GAS MASS FRACTIONS AND STAR FORMATION IN BLUE-SEQUENCE E/S0 GALAXIES

Recent work has identified a population of low-redshift E/S0 galaxies that lie on the blue sequence in color versus stellar mass parameter space, where spiral galaxies typically reside. While high-mass blue-sequence E/S0s often resemble young merger or interaction remnants likely to fade to the red sequence, we focus on blue-sequence E/S0s with lower stellar masses (M-* < a few x 10(10) M-circle dot), which are characterized by fairly regular morphologies and low-density field environments where fresh gas infall is possible. This population may provide an evolutionary link between early-type galaxies and spirals through disk regrowth. Focusing on atomic gas reservoirs, we present new GBT H I data for 27 E/S0s on both sequences as well as a complete tabulation of archival H I data for other galaxies in the Nearby Field Galaxy Survey. Normalized to stellar mass, the atomic gas masses for 12 of the 14 blue-sequence E/S0s range from 0.1 to > 1.0, demonstrating that morphological transformation is possible if the detected gas can be converted into stars. These gas-to-stellar mass ratios are comparable to those of spiral and irregular galaxies and have a similar dependence on stellar mass.
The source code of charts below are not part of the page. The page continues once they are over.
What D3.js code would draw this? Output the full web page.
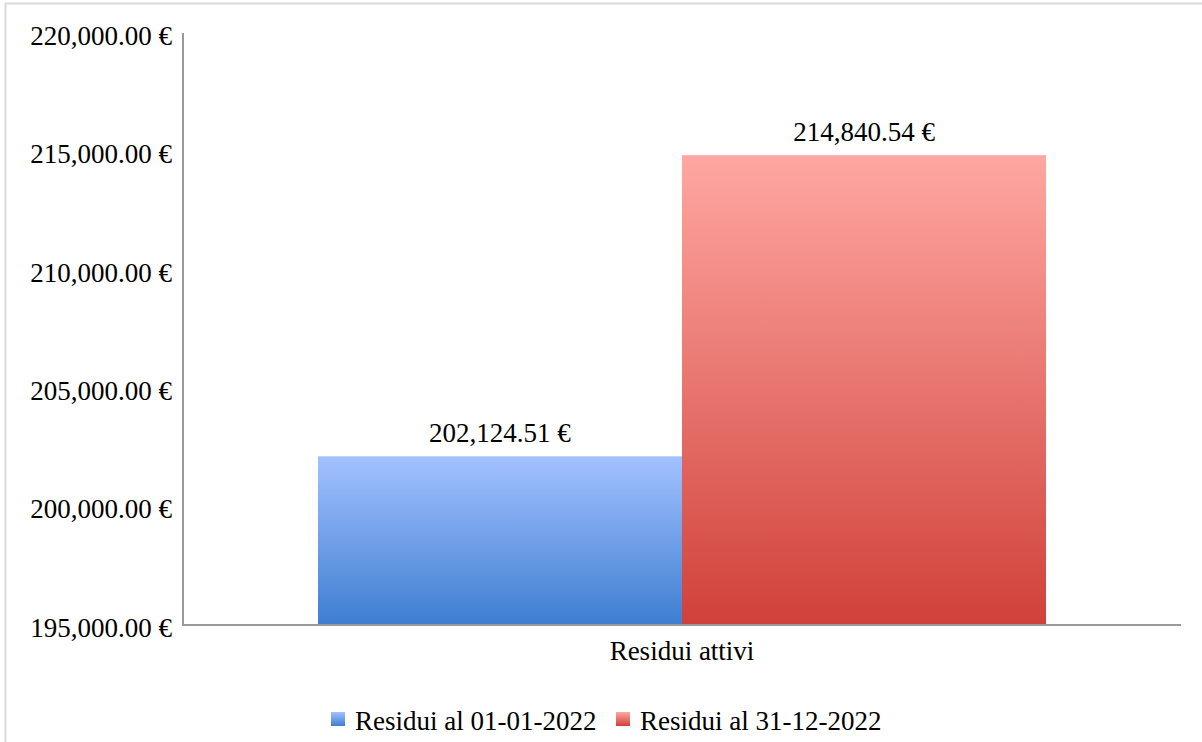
<!DOCTYPE html>
<html>
<head>
<meta charset="utf-8">
<script src="https://cdn.jsdelivr.net/npm/d3@7"></script>
<style>
  body { margin: 0; background: #fff; }
  text { font-family: "Liberation Serif", serif; fill: #000; }
</style>
</head>
<body>
<div id="chart"></div>
<script>
// data
var categories = ["Residui attivi"];
var seriesNames = ["Residui al 01-01-2022", "Residui al 31-12-2022"];
var seriesValues = [202124.51, 214840.54];
var yTicks = [195000, 200000, 205000, 210000, 215000, 220000];

var svgWidth = 1202;
var svgHeight = 742;
var margin = { top: 33, right: 21, bottom: 117, left: 183 };
var chartWidth = svgWidth - margin.left - margin.right;
var chartHeight = svgHeight - margin.top - margin.bottom;

var colors = [
  { top: "#a3c1ff", bottom: "#3e7ed1" },
  { top: "#ffa7a2", bottom: "#d0413a" }
];

var svg = d3.select("#chart")
  .append("svg")
  .attr("width", svgWidth)
  .attr("height", svgHeight);

// gradients
var defs = svg.append("defs");
colors.forEach(function(c, i) {
  var g = defs.append("linearGradient")
    .attr("id", "grad" + i)
    .attr("x1", 0).attr("y1", 0).attr("x2", 0).attr("y2", 1);
  g.append("stop").attr("offset", "0%").attr("stop-color", c.top);
  g.append("stop").attr("offset", "100%").attr("stop-color", c.bottom);
});

// outer frame
svg.append("rect")
  .attr("x", 5.5)
  .attr("y", 3.5)
  .attr("width", svgWidth + 10)
  .attr("height", svgHeight + 10)
  .attr("fill", "none")
  .attr("stroke", "#dadada")
  .attr("stroke-width", 2);

var chartGroup = svg.append("g")
  .attr("transform", `translate(${margin.left}, ${margin.top})`);

// scales
var x0 = d3.scaleBand()
  .domain(categories)
  .range([0, chartWidth])
  .paddingInner(0)
  .paddingOuter(0.1854);

var x1 = d3.scaleBand()
  .domain(seriesNames)
  .range([0, x0.bandwidth()]);

var yScale = d3.scaleLinear()
  .domain([195000, 220000])
  .range([chartHeight, 0]);

var fmt = function(v) {
  return d3.format(",.2f")(v) + " €";
};

// y tick labels
var leftAxis = d3.axisLeft(yScale)
  .tickValues(yTicks)
  .tickSize(0)
  .tickPadding(11)
  .tickFormat(fmt);

var yAxisG = chartGroup.append("g").call(leftAxis);
yAxisG.select(".domain").remove();
yAxisG.selectAll("text")
  .style("font-family", "Liberation Serif")
  .style("font-size", "27px")
  .attr("dy", "0.42em");

// bars
var bars = chartGroup.selectAll(".bar")
  .data(seriesValues)
  .enter()
  .append("rect")
  .attr("class", "bar")
  .attr("x", (d, i) => x0(categories[0]) + x1(seriesNames[i]))
  .attr("y", d => yScale(d))
  .attr("width", x1.bandwidth())
  .attr("height", d => chartHeight - yScale(d))
  .attr("fill", (d, i) => `url(#grad${i})`);

// value labels
chartGroup.selectAll(".vlabel")
  .data(seriesValues)
  .enter()
  .append("text")
  .attr("class", "vlabel")
  .attr("x", (d, i) => x0(categories[0]) + x1(seriesNames[i]) + x1.bandwidth() / 2)
  .attr("y", d => yScale(d) - 14)
  .attr("text-anchor", "middle")
  .style("font-size", "27px")
  .text(d => fmt(d));

// axis lines
chartGroup.append("line")
  .attr("x1", 0).attr("x2", 0)
  .attr("y1", 0).attr("y2", chartHeight + 1)
  .attr("stroke", "#999")
  .attr("stroke-width", 2);

chartGroup.append("line")
  .attr("x1", 0).attr("x2", chartWidth)
  .attr("y1", chartHeight).attr("y2", chartHeight)
  .attr("stroke", "#999")
  .attr("stroke-width", 2);

// category label
chartGroup.selectAll(".clabel")
  .data(categories)
  .enter()
  .append("text")
  .attr("class", "clabel")
  .attr("x", d => x0(d) + x0.bandwidth() / 2)
  .attr("y", chartHeight + 35)
  .attr("text-anchor", "middle")
  .style("font-size", "27px")
  .text(d => d);

// legend
var legendX = [331, 616];
var legend = svg.selectAll(".legend")
  .data(seriesNames)
  .enter()
  .append("g")
  .attr("class", "legend")
  .attr("transform", (d, i) => `translate(${legendX[i]}, 712)`);

legend.append("rect")
  .attr("width", 14)
  .attr("height", 14)
  .attr("fill", (d, i) => `url(#grad${i})`);

legend.append("text")
  .attr("x", 24)
  .attr("y", 18)
  .style("font-size", "27px")
  .text(d => d);
</script>
</body>
</html>
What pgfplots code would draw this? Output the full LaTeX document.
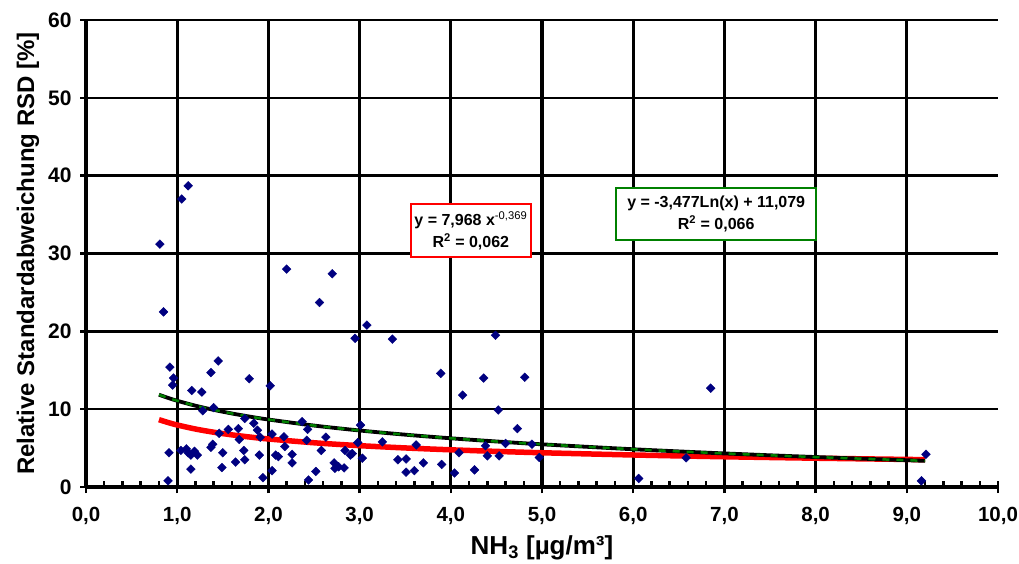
\documentclass[border=0pt]{standalone}
\usepackage{pgfplots}
\pgfplotsset{compat=1.18}
\usepackage{fontspec}
\setmainfont{Liberation Sans}
\definecolor{navy}{RGB}{0,0,128}
\definecolor{tgreen}{RGB}{0,128,0}
\begin{document}
\begin{tikzpicture}
\begin{axis}[
  scale only axis, width=912pt, height=467pt,
  xmin=0, xmax=10, ymin=0, ymax=60,
  axis x line=bottom, axis y line=left,
  axis line style={-, line width=3.5pt, black},
  xtick={0,1,...,10}, ytick={0,10,...,60},
  minor x tick num=4,
  tick align=center,
  major tick length=12pt, minor tick length=6pt,
  major tick style={black, line width=2.5pt},
  minor tick style={black, line width=2.5pt, yshift=3pt},
  ymajorgrids, y grid style={black, line width=2.5pt},
  x grid style={black, line width=3.2pt},
  extra x ticks={1,2,...,9}, extra x tick labels={},
  extra x tick style={grid=major},
  /pgf/number format/assume math mode=true,
  xticklabel style={font=\bfseries\fontsize{20.5}{20.5}\selectfont, yshift=-11pt, /pgf/number format/.cd, fixed, fixed zerofill, precision=1, use comma},
  yticklabel style={font=\bfseries\fontsize{21}{21}\selectfont, xshift=-5pt, /pgf/number format/.cd, fixed, precision=0},
  xlabel={NH\textsubscript{3} [µg/m³]},
  ylabel={Relative Standardabweichung RSD [\%]},
  label style={font=\bfseries\fontsize{24}{24}\selectfont},
  xlabel style={font=\bfseries\fontsize{26}{26}\selectfont, at={(axis description cs:0.5,-0.13)}, anchor=center},
  ylabel style={at={(axis description cs:-0.0635,0.5)}, anchor=center},
  clip=false,
]
\addplot[only marks, mark=square*, mark size=3.1pt, mark options={rotate=45}, color=navy] coordinates {
(0.81,31.2)(0.85,22.5)(0.92,15.4)(0.96,14.0)(0.95,13.1)(0.91,4.4)(0.90,0.8)
(1.05,37.0)(1.12,38.7)(1.04,4.7)(1.10,4.9)(1.12,4.4)(1.15,4.1)(1.19,4.6)(1.22,4.1)(1.15,2.3)
(1.16,12.4)(1.27,12.2)(1.37,14.7)(1.45,16.2)(1.40,10.2)(1.28,9.8)(1.37,5.1)(1.39,5.5)(1.50,4.4)(1.49,2.5)(1.46,6.9)
(1.56,7.4)(1.67,7.5)(1.68,6.1)(1.73,4.7)(1.64,3.2)(1.74,3.5)(1.74,8.8)(1.84,8.2)(1.88,7.3)(1.91,6.4)(1.90,4.1)(1.94,1.2)(1.79,13.9)
(2.02,13.0)(2.04,6.8)(2.04,2.1)(2.08,4.1)(2.11,3.9)(2.17,6.45)(2.18,5.2)(2.26,4.2)(2.26,3.1)(2.37,8.4)(2.43,7.4)(2.42,6.0)(2.44,0.9)(2.20,28.0)
(2.52,2.0)(2.58,4.7)(2.63,6.4)(2.56,23.7)(2.70,27.4)(2.72,3.1)(2.73,2.4)(2.77,2.6)(2.83,2.45)(2.84,4.7)(2.90,4.1)(2.92,4.3)(2.95,19.1)(2.98,5.7)
(3.01,7.95)(3.03,3.7)(3.08,20.8)(3.25,5.8)(3.36,19.0)(3.42,3.5)
(3.51,3.6)(3.51,1.9)(3.60,2.1)(3.62,5.4)(3.70,3.1)(3.89,14.6)(3.90,2.9)
(4.04,1.8)(4.09,4.4)(4.13,11.8)(4.26,2.2)(4.36,14.0)(4.38,5.3)(4.40,4.0)(4.49,19.5)(4.52,9.9)(4.53,4.0)(4.60,5.6)(4.73,7.5)(4.81,14.1)(4.89,5.5)(4.97,3.8)
(6.06,1.1)(6.58,3.75)(6.85,12.7)(9.16,0.8)(9.21,4.2)
};
% power trendline y = 7.968 x^-0.369 (values precomputed)
\addplot[red, line width=5.5pt, smooth] coordinates {
(0.8,8.652)(0.9,8.284)(1.0,7.968)(1.2,7.449)(1.4,7.037)(1.6,6.700)(1.8,6.414)(2.0,6.170)(2.5,5.682)(3.0,5.312)(3.5,5.018)(4.0,4.778)(4.5,4.574)(5.0,4.400)(6.0,4.113)(7.0,3.886)(8.0,3.700)(9.2,3.513)
};
% log trendline y = -3.477 ln(x) + 11.079 (values precomputed)
\addplot[black, line width=3.8pt, smooth] coordinates {
(0.8,11.855)(0.9,11.445)(1.0,11.079)(1.2,10.445)(1.4,9.909)(1.6,9.445)(1.8,9.035)(2.0,8.669)(2.5,7.893)(3.0,7.259)(3.5,6.723)(4.0,6.259)(4.5,5.849)(5.0,5.483)(6.0,4.849)(7.0,4.313)(8.0,3.849)(9.2,3.363)
};
\addplot[tgreen, line width=2.5pt, smooth, dash pattern=on 7pt off 7pt] coordinates {
(0.8,11.855)(0.9,11.445)(1.0,11.079)(1.2,10.445)(1.4,9.909)(1.6,9.445)(1.8,9.035)(2.0,8.669)(2.5,7.893)(3.0,7.259)(3.5,6.723)(4.0,6.259)(4.5,5.849)(5.0,5.483)(6.0,4.849)(7.0,4.313)(8.0,3.849)(9.2,3.363)
};
\node[draw=red, line width=1.8pt, fill=white, align=center, minimum width=120pt, minimum height=53pt, inner sep=2pt,
  font=\bfseries\fontsize{16}{22}\selectfont] at (axis cs:4.22,32.95)
  {y = 7,968 x\textsuperscript{\mdseries -0,369}\\R\textsuperscript{2} = 0,062};
\node[draw=tgreen, line width=1.8pt, fill=white, align=center, minimum width=200pt, minimum height=52pt, inner sep=2pt,
  font=\bfseries\fontsize{16}{22}\selectfont] at (axis cs:6.91,35.1)
  {y = -3,477Ln(x) + 11,079\\R\textsuperscript{2} = 0,066};
\end{axis}
\pgfresetboundingbox
\path[use as bounding box] ([xshift=-86pt,yshift=-77pt]current axis.south west) rectangle ([xshift=21pt,yshift=20pt]current axis.north east);
\end{tikzpicture}
\end{document}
Assuming that the Hi is accessible for star formation, we find that many of our blue-sequence E/S0s can increase in stellar mass by 10%-60% in 3 Gyr in both of two limiting scenarios, exponentially declining star formation (i.e., closed box) and constant star formation (i.e., allowing gas infall). In a constant star formation scenario, about half of the blue-sequence E/S0s require fresh gas infall on a timescale of less than or similar to 3 Gyr to avoid exhausting their atomic gas reservoirs and evolving to the red sequence. We present evidence that star formation in these galaxies is bursty and likely involves externally triggered gas inflows. Our analysis suggests that most blue-sequence E/S0s are indeed capable of substantial stellar disk growth on relatively short timescales.